Here's something most teachers won't tell you:

The skills that make you look good in class are not the same skills that get you high grades in exams.

In fact, they can work against you.

Let me explain.

The Problem with "Good Student" Behaviour

If you're the type of student who:

  • Takes detailed notes in every lesson

  • Completes all your homework on time

  • Listens carefully and doesn't disrupt

  • Revises by re-reading or highlighting

…then you've probably been told you're "doing everything right."

But here's the issue: you're training the wrong skill.

You're training reception. Exams test production.

Reception is passive. It's about absorbing information someone else is giving you.

Production is active. It's about pulling information out of your own head - under time pressure, with no support.

And most "good students" spend 90% of their time practising reception, then wonder why they freeze in the exam hall.

What Exams Actually Reward

Exams don't care if you understood something in the moment.

They care if you can:

  • Retrieve information from memory when you're stressed

  • Apply a concept to a question you've never seen before

  • Structure an answer in 4 minutes without a plan

  • Make decisions when two options both seem right

  • Recover when you realise you've misread the question halfway through

None of those skills come from listening well or writing neat notes.

They come from practising under realistic conditions.

The Shift: From Studying to Training

Here's what I mean by training instead of studying:

Studying = consuming information
Reading your notes. Watching a video. Listening to a teacher explain something again.

Training = testing yourself under exam-like pressure
Timing yourself. Writing answers from memory. Forcing yourself to decide without checking.

Most students spend hours studying and minutes training.

Then they're surprised when the exam feels nothing like revision.

What Training Actually Looks Like

You don't need to do full past papers every day (though they help).

You need micro-training sessions that build exam-specific skills.

Here are a few examples:

1. The 4-Minute Paragraph Drill
Pick a past paper question. Set a timer for 4 minutes. Write a full paragraph answer - no notes, no checking. Then compare it to the mark scheme.

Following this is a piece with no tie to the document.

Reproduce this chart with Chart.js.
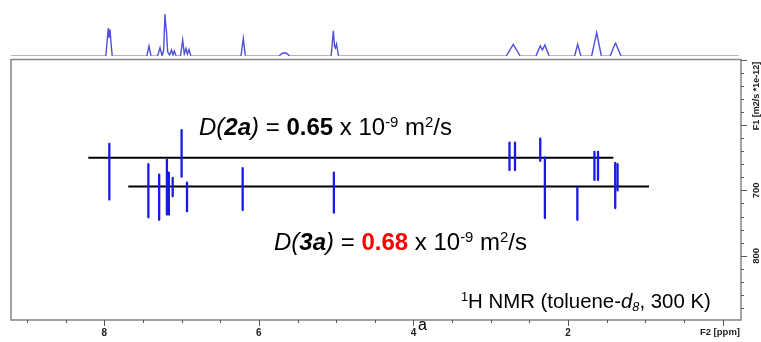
<!DOCTYPE html>
<html><head><meta charset="utf-8">
<script src="https://cdn.jsdelivr.net/npm/chart.js@4.4.0/dist/chart.umd.min.js"></script>
<style>
html,body{margin:0;padding:0;background:#fff;}
#wrap{position:relative;width:761px;height:342px;overflow:hidden;font-family:'Liberation Sans',Arial,sans-serif;}
canvas{position:absolute;left:0;top:0;}
.t{position:absolute;white-space:nowrap;color:#000;line-height:1;z-index:5;}
.t sup,.t sub{font-size:0.62em;position:relative;vertical-align:baseline;line-height:0;}
.t sup{top:-0.55em;}
.t sub{top:0.3em;}
</style></head>
<body><div id="wrap">
<canvas id="main" width="761" height="342"></canvas>
<canvas id="spec" width="761" height="62"></canvas>
<div class="t" id="t2a" style="left:199px;top:114.7px;font-size:24px;"><i>D</i><i>(</i><b><i>2a</i></b><i>)</i> = <b>0.65</b> x 10<sup>-9</sup> m<sup>2</sup>/s</div>
<div class="t" id="t3a" style="left:274px;top:229.7px;font-size:24px;"><i>D</i><i>(</i><b><i>3a</i></b><i>)</i> = <b style="color:#ff0000">0.68</b> x 10<sup>-9</sup> m<sup>2</sup>/s</div>
<div class="t" id="tnmr" style="left:461px;top:290.5px;font-size:20.4px;"><sup>1</sup>H NMR (toluene-<i>d</i><sub><i>8</i></sub>, 300 K)</div>
<div class="t" id="ta" style="left:418px;top:317px;font-size:16px;">a</div>
</div>
<script>
// ---- 1D 1H projection on top (ppm, intensity above baseline) ----
const specPpm = [9.207,7.980,7.958,7.948,7.937,7.926,7.912,7.897,
  7.450,7.422,7.395,7.310,7.279,7.252,7.232,7.215,7.203,7.195,7.180,7.155,7.130,7.112,7.094,7.070,
  7.015,6.986,6.965,6.943,6.925,6.904,6.880,
  6.232,6.202,6.175,
  5.740,5.700,5.671,5.640,5.600,
  5.065,5.037,5.022,5.010,4.996,4.970,
  2.800,2.709,2.620,
  2.415,2.360,2.333,2.300,2.245,
  1.915,1.876,1.835,
  1.695,1.630,1.570,
  1.455,1.400,1.385,1.315,
  -0.210];
const specInt = [0,0,20,28,18,26.5,12,0,
  0,10,0,0,8.3,0,6,42,30,24,4,1,6,1,5,0,
  0,16,2,7.5,2,6.5,0,
  0,17.7,0,
  0,2.5,3.2,2.5,0,
  0,25.3,10,8,12,0,
  0,11.7,0,
  0,10,6,11,0,
  0,11.7,0,
  0,23.3,0,
  0,11,12.7,0,
  0];

// ---- DOSY cross peaks: F2 ppm, F1 diffusion extent (m2/s *1e-12) ----
const contourPpm    = [7.935,7.43,7.29,7.19,7.165,7.115,7.00,6.93,6.21,5.03,2.758,2.687,2.36,2.30,1.88,1.659,1.613,1.39,1.36];
const contourTop    = [629,660,676,653,673,681,608,688,666,673,627,627,621,650,696,641,641,658,660];
const contourBottom = [714,741,745,737,737,709,679,732,730,734,669,669,655,742,745,684,684,727,700];

// ---- diffusion reference lines ----
const lineD    = [650, 694];
const lineFrom = [8.207, 7.69];
const lineTo   = [1.415, 0.953];

// ---- axis tick labels ----
const xLabelValues = [8, 6, 4, 2];
const xLabels = ['8', '6', '4', '2'];
const yLabelValues = [700, 800];
const yLabels = ['700', '800'];
const xTitle = 'F2 [ppm]';
const yTitle = 'F1 [m2/s *1e-12]';

const X_MIN = -0.237, X_MAX = 9.207;
const AXIS_FAMILY = "'Liberation Sans Narrow','Liberation Sans',Arial,sans-serif";

const datasets = [];
for (let i = 0; i < contourPpm.length; i++) {
  datasets.push({
    data: [{x: contourPpm[i], y: contourTop[i]}, {x: contourPpm[i], y: contourBottom[i]}],
    showLine: true, borderColor: 'rgb(25,25,230)', borderWidth: 2.3,
    borderCapStyle: 'round', pointRadius: 0
  });
}
for (let i = 0; i < lineD.length; i++) {
  datasets.push({
    data: [{x: lineFrom[i], y: lineD[i]}, {x: lineTo[i], y: lineD[i]}],
    showLine: true, borderColor: '#000', borderWidth: 2, pointRadius: 0
  });
}

const framePlugin = {
  id: 'frame',
  afterDraw(chart) {
    const ctx = chart.ctx, a = chart.chartArea;
    const xs = chart.scales.x, ys = chart.scales.y;
    ctx.save();
    ctx.strokeStyle = '#858585';
    ctx.lineWidth = 1.5;
    ctx.strokeRect(a.left, a.top, a.right - a.left, a.bottom - a.top);
    ctx.lineWidth = 1;
    ctx.strokeStyle = '#555';
    xs.ticks.forEach(t => {
      const px = Math.round(xs.getPixelForValue(t.value)) + 0.5;
      const len = (t.value % 2 === 0) ? 6 : 3;
      ctx.beginPath(); ctx.moveTo(px, a.bottom); ctx.lineTo(px, a.bottom + len); ctx.stroke();
    });
    ys.ticks.forEach(t => {
      const py = Math.round(ys.getPixelForValue(t.value)) + 0.5;
      const len = (t.value % 100 === 0) ? 6 : 3;
      ctx.beginPath(); ctx.moveTo(a.right, py); ctx.lineTo(a.right + len, py); ctx.stroke();
    });
    ctx.fillStyle = '#222';
    ctx.font = "bold 9.5px " + AXIS_FAMILY;
    ctx.textAlign = 'center';
    ctx.textBaseline = 'middle';
    yLabelValues.forEach((v, i) => {
      const py = ys.getPixelForValue(v);
      ctx.save(); ctx.translate(756.5, py); ctx.rotate(-Math.PI / 2);
      ctx.fillText(yLabels[i], 0, 0); ctx.restore();
    });
    ctx.font = "bold 9px " + AXIS_FAMILY;
    ctx.save(); ctx.translate(756.5, 96); ctx.rotate(-Math.PI / 2);
    ctx.fillText(yTitle, 0, 0); ctx.restore();
    ctx.textAlign = 'right';
    ctx.font = "bold 9.5px " + AXIS_FAMILY;
    ctx.fillText(xTitle, 740, 332);
    ctx.restore();
  }
};

new Chart(document.getElementById('main'), {
  type: 'scatter',
  data: {datasets},
  options: {
    responsive: false, animation: false, events: [],
    layout: {padding: {left: 11, top: 59.5, right: 0, bottom: 0}},
    plugins: {legend: {display: false}, tooltip: {enabled: false}},
    scales: {
      x: {
        type: 'linear', reverse: true, min: X_MIN, max: X_MAX, position: 'bottom',
        afterFit(s) { s.height = 22; },
        grid: {display: false, drawTicks: true, tickLength: 4},
        border: {display: false},
        ticks: {
          stepSize: 0.5, includeBounds: false, autoSkip: false, maxRotation: 0, minRotation: 0,
          padding: 3, color: '#222',
          font: {family: AXIS_FAMILY, size: 10, weight: 'bold'},
          callback: v => { const i = xLabelValues.indexOf(v); return i >= 0 ? xLabels[i] : ''; }
        }
      },
      y: {
        type: 'linear', position: 'right', reverse: true, min: 500, max: 898,
        afterFit(s) { s.width = 20; },
        grid: {display: false}, border: {display: false},
        ticks: {display: false, stepSize: 20, includeBounds: false}
      }
    }
  },
  plugins: [framePlugin]
});

new Chart(document.getElementById('spec'), {
  type: 'line',
  data: {datasets: [{
    data: specPpm.map((p, i) => ({x: p, y: specInt[i]})),
    borderColor: 'rgb(150,150,225)', borderWidth: 1.4, pointRadius: 0, tension: 0, fill: false,
    segment: {borderColor: c => (c.p0.parsed.y > 0 || c.p1.parsed.y > 0) ? 'rgb(80,80,215)' : 'rgb(150,150,225)'}
  }]},
  options: {
    responsive: false, animation: false, events: [],
    layout: {padding: {left: 11, right: 20, top: 0, bottom: 6}},
    plugins: {legend: {display: false}, tooltip: {enabled: false}},
    scales: {
      x: {type: 'linear', reverse: true, min: X_MIN, max: X_MAX, display: false},
      y: {type: 'linear', min: 0, max: 56, display: false}
    }
  }
});
</script>
</body></html>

This trains speed + structure + retrieval all at once.

2. The Mistake Autopsy
After you mark a practice question, don't just note the right answer. Ask:

  • Why did I get this wrong?

  • Was it a knowledge gap, a misread, or a timing issue?

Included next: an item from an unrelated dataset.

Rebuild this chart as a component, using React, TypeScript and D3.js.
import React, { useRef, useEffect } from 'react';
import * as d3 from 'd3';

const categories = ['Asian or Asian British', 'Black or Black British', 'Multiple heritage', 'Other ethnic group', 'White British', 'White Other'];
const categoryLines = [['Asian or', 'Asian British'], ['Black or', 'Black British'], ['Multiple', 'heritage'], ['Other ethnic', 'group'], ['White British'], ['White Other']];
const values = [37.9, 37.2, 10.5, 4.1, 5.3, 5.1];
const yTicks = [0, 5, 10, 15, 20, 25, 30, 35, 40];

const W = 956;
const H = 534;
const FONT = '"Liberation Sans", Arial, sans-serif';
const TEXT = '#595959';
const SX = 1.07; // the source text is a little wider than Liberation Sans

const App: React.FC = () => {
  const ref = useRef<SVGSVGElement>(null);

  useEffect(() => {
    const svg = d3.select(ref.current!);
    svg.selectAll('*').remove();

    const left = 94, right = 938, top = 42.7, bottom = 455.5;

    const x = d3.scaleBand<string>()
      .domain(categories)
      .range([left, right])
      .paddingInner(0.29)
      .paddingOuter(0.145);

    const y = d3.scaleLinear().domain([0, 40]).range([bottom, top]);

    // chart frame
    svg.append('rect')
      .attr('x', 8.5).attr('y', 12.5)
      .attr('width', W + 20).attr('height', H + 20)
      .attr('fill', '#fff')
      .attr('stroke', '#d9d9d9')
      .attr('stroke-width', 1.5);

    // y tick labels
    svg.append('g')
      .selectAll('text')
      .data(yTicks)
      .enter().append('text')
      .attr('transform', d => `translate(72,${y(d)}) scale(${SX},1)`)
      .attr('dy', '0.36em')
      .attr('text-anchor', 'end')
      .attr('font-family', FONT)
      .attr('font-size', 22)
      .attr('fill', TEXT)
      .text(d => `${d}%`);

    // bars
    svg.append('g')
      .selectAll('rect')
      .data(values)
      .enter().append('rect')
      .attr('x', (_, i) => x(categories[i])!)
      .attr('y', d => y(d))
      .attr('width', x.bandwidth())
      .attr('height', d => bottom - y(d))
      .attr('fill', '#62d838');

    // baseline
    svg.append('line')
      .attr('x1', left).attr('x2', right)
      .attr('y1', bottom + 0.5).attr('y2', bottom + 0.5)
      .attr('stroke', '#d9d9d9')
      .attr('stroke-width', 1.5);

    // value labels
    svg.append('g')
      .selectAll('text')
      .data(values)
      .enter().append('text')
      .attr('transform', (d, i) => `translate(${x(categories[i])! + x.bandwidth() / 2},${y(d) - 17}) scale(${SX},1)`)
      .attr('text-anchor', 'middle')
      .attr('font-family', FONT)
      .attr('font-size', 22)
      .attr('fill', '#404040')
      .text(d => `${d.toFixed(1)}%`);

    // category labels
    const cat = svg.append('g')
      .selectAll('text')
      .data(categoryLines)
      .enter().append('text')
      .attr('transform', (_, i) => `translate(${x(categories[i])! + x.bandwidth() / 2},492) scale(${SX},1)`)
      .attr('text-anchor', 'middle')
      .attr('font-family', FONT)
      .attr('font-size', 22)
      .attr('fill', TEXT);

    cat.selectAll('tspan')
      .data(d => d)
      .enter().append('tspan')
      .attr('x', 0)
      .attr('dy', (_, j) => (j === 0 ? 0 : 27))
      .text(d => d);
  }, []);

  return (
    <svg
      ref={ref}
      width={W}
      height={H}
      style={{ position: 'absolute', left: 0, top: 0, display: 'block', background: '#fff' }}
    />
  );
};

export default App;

  • What would I do differently next time?

This trains self-correction, which examiners love.

3. The Cold Recall Test
At the start of a revision session, write down everything you remember about a topic - before you look at any notes. Then check what you missed.

This trains retrieval strength, which is what actually matters in exams.

Why This Feels Harder (And Why That's Good)

Training is uncomfortable.

It exposes what you don't know. It feels slower than just reading notes. It's frustrating when you can't remember something.

But that discomfort is exactly what makes it effective.

Your brain strengthens the pathways you struggle with. If you only revise things that feel easy, you're not preparing for the exam - you're rehearsing what you already know.

Track What Actually Builds Confidence

One thing I've learned from tutoring: students who track their progress improve faster.

Not because tracking magically makes you smarter - but because it stops you wasting time on methods that don't work.

That's why I've made a simple Exam Mood Tracker (you can grab it for free with this email).

It helps you log:

  • How you felt before and after revising

  • What method you used

  • Your focus level and confidence after

  • What actually helped

Use it for a week. You'll start to notice patterns.

Maybe timed questions boost your confidence more than reading notes. Maybe certain times of day work better for you. Maybe some subjects need a different approach.

It's not about being perfect. It's about learning what works for your brain - so you can do more of it.